Lasswitz, Kurd (1848–1910)
Figure 1. In his novel Auf zwei Planeten, Lasswitz reasoned that if Martians were more intelligent, they – not Earthmen – would be the first to venture from planet to planet. Consequently, his travleres flew from Mars to Earth, where they set up a base at the North Pole.
Kurd Lasswitz was a German philosopher and historian who has been called the father of German science fiction for his 1897 novel Auf zwei Planeten (On Two Planets),1 describing an encounter between humankind and an older, more advanced race of Martians.
Lasswitz, like his English contemporary H. G. Wells, who published The War of the Worlds in the same year, adopts a Kantian evolutionary view of the Solar System in which Mars is a more ancient world than Earth and its inhabitants technologically superior. But whereas Wells portrays his Martians as anatomically alien and morally degenerate, Lasswitz presents a much less threatening picture of humanoid creatures who have progressed as far in their societal and ethical development as they have in their science and engineering.
Lasswitz reasons that because the Martians are more advanced than us, it is they who would come to Earth first. Accordingly, he had travelers from Mars flying to Earth and setting up a base at the North Pole (Figure 1). The method of space travel is a gravity-nullifying device, a material which, when formed into a shell-like structure, prohibits the passage of gravity and becomes weightless when the ports are closed.
In his tale, there is no blitzkrieg by stalking tripods and deadly heat rays, no suggestion that biological evolution must inevitably create intellects that are as cold as they are huge. Yet when Lasswitz's Martians place Earth under a benign protectorate, humanity rebels and the extraterrestrials withdraw. Thereafter, communication is restricted to interplanetary signals until the two civilizations achieve equality and the prospect of a Utopian future order.
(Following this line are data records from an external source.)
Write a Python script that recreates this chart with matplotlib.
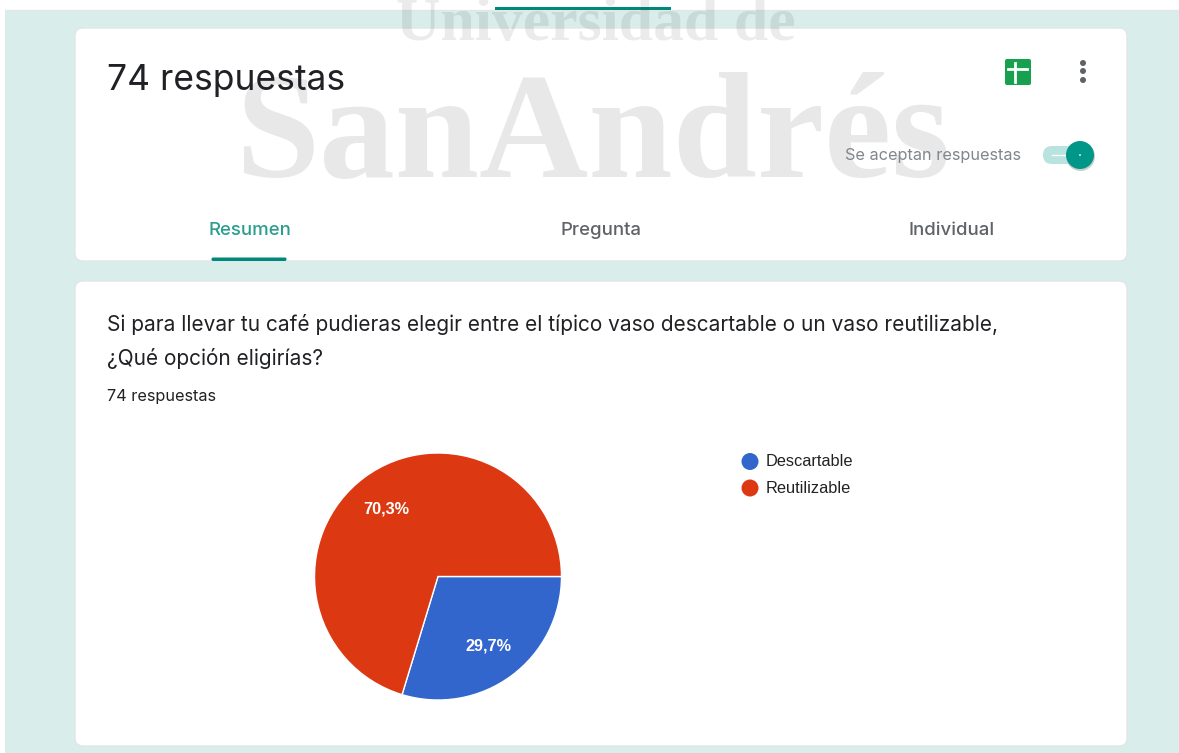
import matplotlib
matplotlib.use("Agg")
import matplotlib.pyplot as plt
from matplotlib.patches import FancyBboxPatch, Rectangle, Circle

W, H = 1179, 753

# datos del grafico
categories = ["Descartable", "Reutilizable"]
values = [29.7, 70.3]
value_labels = ["29,7%", "70,3%"]
colors = ["#3366cc", "#dc3912"]

header_title = "74 respuestas"
question_lines = ["Si para llevar tu café pudieras elegir entre el típico vaso descartable o un vaso reutilizable,",
                  "¿Qué opción eligirías?"]
tabs = ["Resumen", "Pregunta", "Individual"]

plt.rcParams["font.family"] = ["Inter", "DejaVu Sans"]

fig = plt.figure(figsize=(W / 100, H / 100), dpi=100, facecolor="white")
ax = fig.add_axes([0, 0, 1, 1])


def Y(py):
    return H - py


def label(x, py, s, size, color="#202124", ha="left", **kw):
    ax.text(x, Y(py), s, fontsize=size, color=color, ha=ha, va="center", zorder=6, **kw)


def card(x0, y0, x1, y1):
    ax.add_patch(FancyBboxPatch((x0 + 8, Y(y1) + 8), x1 - x0 - 16, y1 - y0 - 16,
                                boxstyle="round,pad=8,rounding_size=8",
                                fc="white", ec="#e0e6e6", lw=1, zorder=2))


# fondo de la pagina
ax.add_patch(Rectangle((5, 0), W - 5, H - 10, fc="#d9edeb", ec="none", zorder=1))
ax.plot([5, W], [Y(10), Y(10)], color="#e3e6e6", lw=1, zorder=1)
ax.add_patch(Rectangle((495, Y(9.5)), 176, 3, fc="#00897b", ec="none", zorder=1))

card(75, 28, 1127, 261)
card(75, 281, 1127, 746)

# marca de agua
ax.text(596, Y(40), "Universidad de", fontsize=44.5, family="Liberation Serif", fontweight="bold",
        color="black", alpha=0.08, ha="center", va="baseline", zorder=4)
ax.text(594, Y(177), "SanAndrés", fontsize=109, family="Liberation Serif", fontweight="bold",
        color="black", alpha=0.09, ha="center", va="baseline", zorder=4)

# encabezado
label(107, 80, header_title, 25.5, color="#202124")
label(1021, 155.5, "Se aceptan respuestas", 11.7, color="#80868b", ha="right")
tab_x = [250, 601, 952]
tab_colors = ["#2a9d8f", "#5f6368", "#5f6368"]
for x, t, c in zip(tab_x, tabs, tab_colors):
    label(x, 230.5, t, 13.4, color=c, ha="center", fontweight="medium")
ax.add_patch(FancyBboxPatch((213, Y(259.5)), 72, 0.5, boxstyle="round,pad=1.5,rounding_size=1.5",
                            fc="#00897b", ec="none", zorder=5))

# icono de hoja de calculo
ax.add_patch(FancyBboxPatch((1006, Y(84)), 24, 24, boxstyle="round,pad=1,rounding_size=2",
                            fc="#16a04f", ec="none", zorder=5))
ax.plot([1008, 1027], [Y(69), Y(69)], color="white", lw=2, zorder=6)
ax.plot([1015, 1015], [Y(63), Y(82)], color="white", lw=2, zorder=6)
# menu de tres puntos
for py in [63, 71, 80]:
    ax.add_patch(Circle((1083, Y(py)), 3, fc="#5f6368", ec="none", zorder=6))
# interruptor
ax.add_patch(FancyBboxPatch((1052, Y(155)), 28, 0, boxstyle="round,pad=9,rounding_size=9",
                            fc="#b9e3de", ec="none", zorder=5))
ax.plot([1052, 1066], [Y(155), Y(155)], color="white", lw=1, zorder=6)
ax.add_patch(Circle((1080.5, Y(156.5)), 14.5, fc="#c9cfcf", ec="none", zorder=5))
ax.add_patch(Circle((1080, Y(155)), 14, fc="#009688", ec="none", zorder=6))
ax.add_patch(Circle((1080, Y(155)), 0.9, fc="white", ec="none", zorder=7))

# pregunta
label(107, 324, question_lines[0], 15)
label(107, 358, question_lines[1], 15)
label(107, 396.5, "74 respuestas", 11.7, color="#202124")

# torta
wedges, _ = ax.pie(values, colors=colors, startangle=0, counterclock=False,
                   center=(438, Y(576.5)), radius=123.5, frame=True,
                   wedgeprops={"edgecolor": "white", "linewidth": 1, "zorder": 5})
label(488, 646, value_labels[0], 11.7, color="white", ha="center", fontweight="bold",
      family=["Liberation Sans"])
label(386, 509, value_labels[1], 11.7, color="white", ha="center", fontweight="bold",
      family=["Liberation Sans"])

# leyenda
legend_y = [461.5, 488]
for py, name, c in zip(legend_y, categories, colors):
    ax.add_patch(Circle((750, Y(py)), 8.5, fc=c, ec="none", zorder=6))
    label(765.5, py, name, 11.8, color="#222222", family=["Liberation Sans"])

ax.set_xlim(0, W)
ax.set_ylim(0, H)
ax.set_aspect("auto")
ax.axis("off")

fig.savefig("out.png", dpi=100, facecolor="white")
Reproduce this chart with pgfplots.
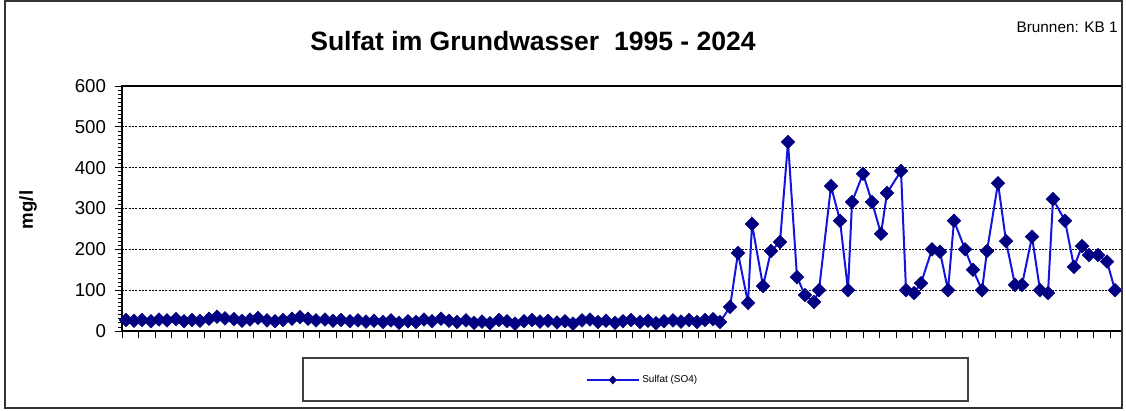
\documentclass[border=0pt]{standalone}
\usepackage{pgfplots}
\pgfplotsset{compat=1.18}
\usepackage{fontspec}
\setmainfont{Liberation Sans}
\definecolor{linieblau}{RGB}{20,20,220}
\definecolor{markerblau}{RGB}{0,0,128}

\begin{document}
\begin{tikzpicture}
% 1 px of the reference = 0.75pt, axis box lower left at (0,0)
\useasboundingbox (-91.5pt,-59.25pt) rectangle (753pt,248.25pt);
\begin{axis}[
    at={(0,0)}, anchor=south west,
    scale only axis, width=750pt, height=183.75pt,
    xmin=0, xmax=1000, ymin=0, ymax=600,
    xtick={0,16.47,...,989}, xticklabels={},
    ytick={0,100,...,600},
    minor y tick num=9,
    tick align=outside, xtick pos=bottom, ytick pos=left,
    major tick length=5.5pt, minor tick length=3pt,
    tick style={black, line width=0.6pt},
    axis line style={black, line width=0.8pt},
    ymajorgrids,
    grid style={black, line width=0.6pt, dash pattern=on 1.5pt off 1pt},
    /pgf/number format/assume math mode=true,
    yticklabel style={font=\fontsize{14}{16}\selectfont, xshift=-3pt},
    legend style={draw=none, fill=none, at={(0.521,-0.2)}, anchor=center,
        font=\fontsize{7.5}{9}\selectfont},
    legend image code/.code={
        \draw[linieblau, line width=1.2pt] (0pt,0pt) -- (39pt,0pt);
        \fill[markerblau] (19.5pt,2.2pt) -- (21.5pt,0pt) -- (19.5pt,-2.2pt) -- (17.5pt,0pt) -- cycle;
    },
]
\addplot[color=linieblau, line width=1.5pt, mark=square*, mark size=3.6pt,
    mark options={rotate=45, fill=markerblau, draw=markerblau, line width=0.4pt}]
coordinates {
(4,27)(12,25)(20,27)(29,24)(37,28)(45,26)(54,29)(62,24)(70,27)(78,25)
(87,30)(95,35)(103,31)(112,29)(120,25)(128,28)(136,32)(145,26)(153,24)(161,27)
(170,30)(178,34)(186,30)(194,26)(203,28)(211,25)(219,27)(228,24)(236,26)(244,23)
(252,25)(261,22)(269,26)(277,20)(286,24)(294,22)(302,28)(310,24)(319,30)(327,25)
(335,22)(344,26)(352,20)(360,23)(368,19)(377,27)(385,24)(393,18)(402,24)(410,27)
(418,23)(426,25)(435,21)(443,24)(451,18)(460,26)(468,28)(476,22)(484,25)(493,20)
(501,24)(509,27)(518,22)(526,25)(534,19)(542,24)(551,26)(559,23)(567,27)(575,22)
(583,27)(591,29)(598,22)
(608,59)(616,191)(626,69)(630,262)(641,110)(649,196)(658,218)(666,463)(675,132)(683,88)
(692,71)(697,100)(709,355)(718,270)(726,100)(730,316)(741,385)(750,316)(759,238)(765,338)
(779,392)(784,100)(792,93)(799,117)(810,200)(818,194)(826,100)(832,270)(843,200)(851,150)
(860,100)(865,196)(876,362)(884,220)(893,113)(900,113)(910,231)(918,100)(926,93)(931,323)
(943,270)(952,157)(960,208)(967,186)(976,186)(985,170)(993,100)
};
\addlegendentry{Sulfat (SO4)}
\end{axis}
% outer frame, legend frame, titles
\draw[black!80, line width=1.1pt] (-87.75pt,-57.75pt) rectangle (750pt,247.5pt);
\draw[black!75, line width=0.8pt] (135.75pt,-20.25pt) rectangle (634.5pt,-52.5pt);
\node[anchor=base, font=\fontsize{19.9}{22}\selectfont\bfseries, inner sep=0pt]
    at (308.25pt,210.2pt) {Sulfat im Grundwasser\ \ 1995 - 2024};
\node[anchor=base east, font=\fontsize{11.5}{13}\selectfont, inner sep=0pt]
    at (747pt,223.5pt) {Brunnen: KB 1};
\node[rotate=90, font=\fontsize{14}{16}\selectfont\bfseries, inner sep=0pt]
    at (-70.5pt,90.75pt) {mg/l};
\end{tikzpicture}
\end{document}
In an article on extraterrestrial life written years later, Lasswitz wrote of his view that not only was it inconceivable that there were no other intelligence-bearing worlds in the Universe but that "there should necessarily even be infinite gradations of intelligent beings inhabiting such worlds." Moreover, he was optimistic that evolution of intelligence and of society went hand in hand and that we would have much to gain from contact with a superior race: "We do dream of a higher civilization, but we would also like to come to know it as something more than the hope for a distant future."
Reference
1. Lasswitz, Kurd. Auf zwei Planeten. 1st ed. Lepzig: Verlag B. Elischer Nachfolger (1897). Two Planets, only English lang. ed., abridged by Erich Lasswitz, trans. by Hans Rudruick, Carbondale, Il.: Southern Illinois University Press (1971).